The value of ${{p}_{9}}$ will be $\dfrac{^{1}{{C}_{1}}}{^{1}{{C}_{1}}}$ because we have 1 red ball and total 1 ball in the box.
So the required probability will be $p=\dfrac{^{2}{{C}_{1}}}{^{9}{{C}_{1}}}\dfrac{^{1}{{C}_{1}}}{^{8}{{C}_{1}}}\dfrac{^{4}{{C}_{1}}}{^{7}{{C}_{1}}}\dfrac{^{3}{{C}_{1}}}{^{6}{{C}_{1}}}\dfrac{^{2}{{C}_{1}}}{^{5}{{C}_{1}}}\dfrac{^{1}{{C}_{1}}}{^{4}{{C}_{1}}}\dfrac{^{3}{{C}_{1}}}{^{3}{{C}_{1}}}\dfrac{^{2}{{C}_{1}}}{^{2}{{C}_{1}}}\dfrac{^{1}{{C}_{1}}}{^{1}{{C}_{1}}}$ .
After simplifying this using $^{n}{{C}_{1}}=n$ we will have $p=\dfrac{2}{9}\times \dfrac{1}{8}\times \dfrac{4}{7}\times \dfrac{3}{6}\times \dfrac{2}{5}\times \dfrac{1}{4}\times \dfrac{3}{3}\times \dfrac{2}{2}\times \dfrac{1}{1}$.
By further simplifying this we will have $p=\dfrac{2\times 4\times 3\times 2\times 3\times 2}{9\times 8\times 7\times 6\times 5\times 4\times 3\times 2}$ .
After performing the simplifications we will have $p=\dfrac{1}{9\times 7\times 5\times 4}$ .
After multiplying them we will have $p=\dfrac{1}{9\times 140}$ .

By comparing this with $\dfrac{1}{140k}$ which is given as the required probability in the question we will have $k=9$.

Note: While performing this type of question we should be clear that there is no replacement of the balls in the box.
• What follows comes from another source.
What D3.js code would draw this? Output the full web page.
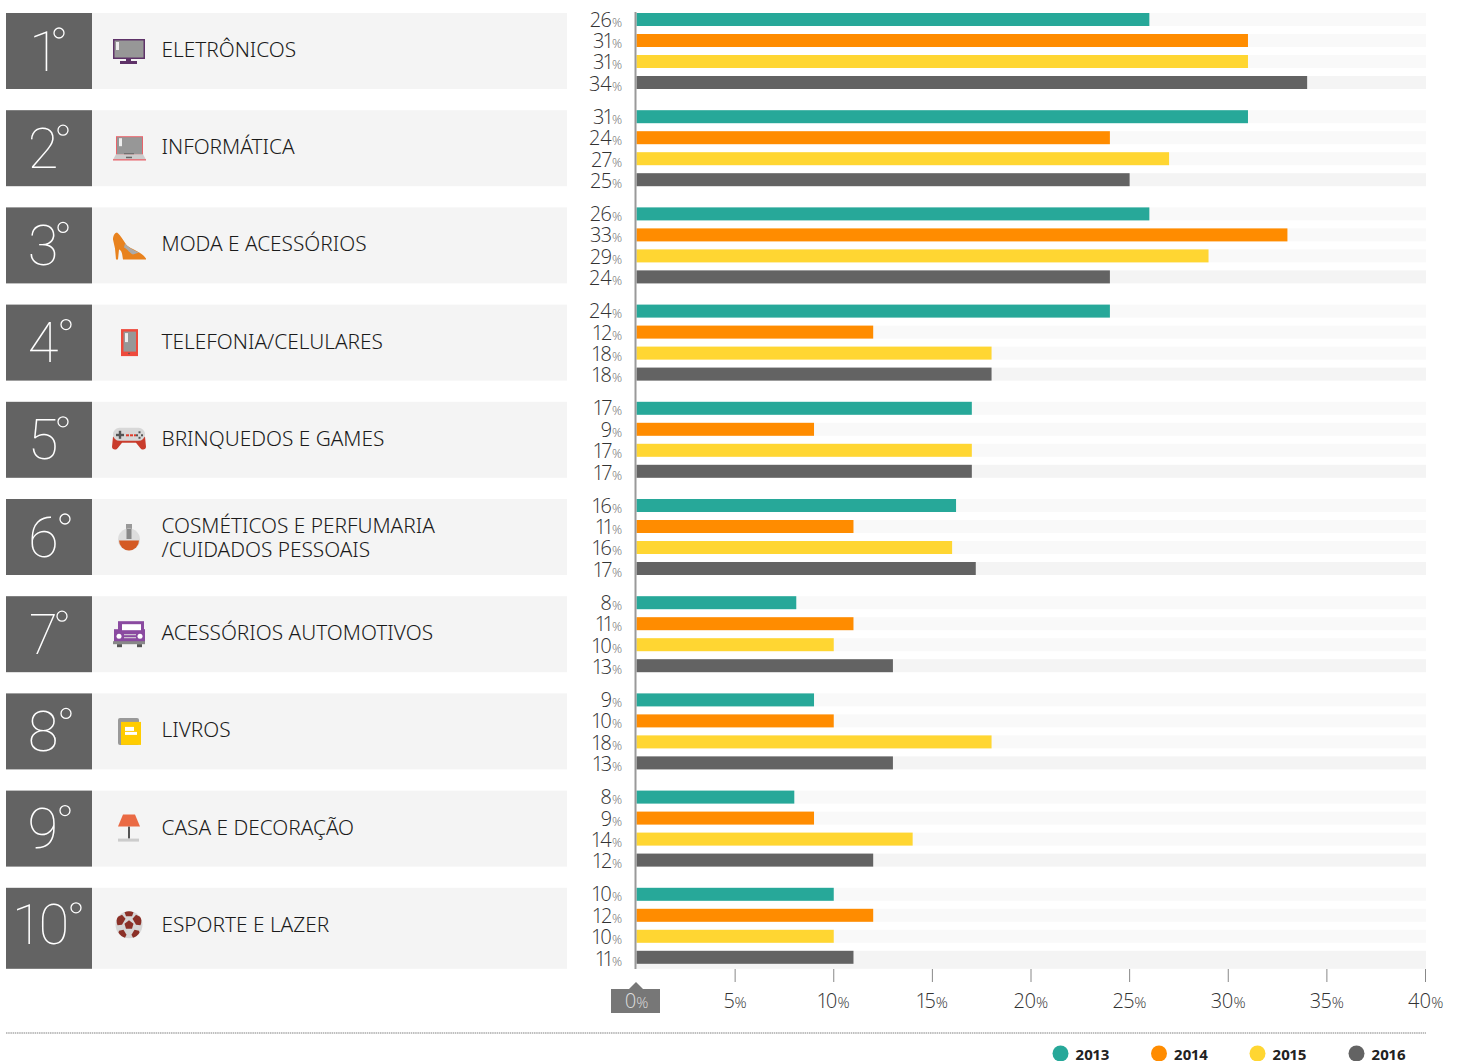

If we consider as there is a replacement then the values of the individual probabilities will be $\dfrac{^{2}{{C}_{1}}}{^{9}{{C}_{1}}},\dfrac{^{2}{{C}_{1}}}{^{9}{{C}_{1}}},\dfrac{^{4}{{C}_{1}}}{^{9}{{C}_{1}}},\dfrac{^{4}{{C}_{1}}}{^{9}{{C}_{1}}},\dfrac{^{4}{{C}_{1}}}{^{9}{{C}_{1}}},\dfrac{^{4}{{C}_{1}}}{^{9}{{C}_{1}}},\dfrac{^{3}{{C}_{1}}}{^{9}{{C}_{1}}},\dfrac{^{3}{{C}_{1}}}{^{9}{{C}_{1}}},\dfrac{^{3}{{C}_{1}}}{^{9}{{C}_{1}}}$ respectively. By using them and calculating the required probability we will have a complete mess.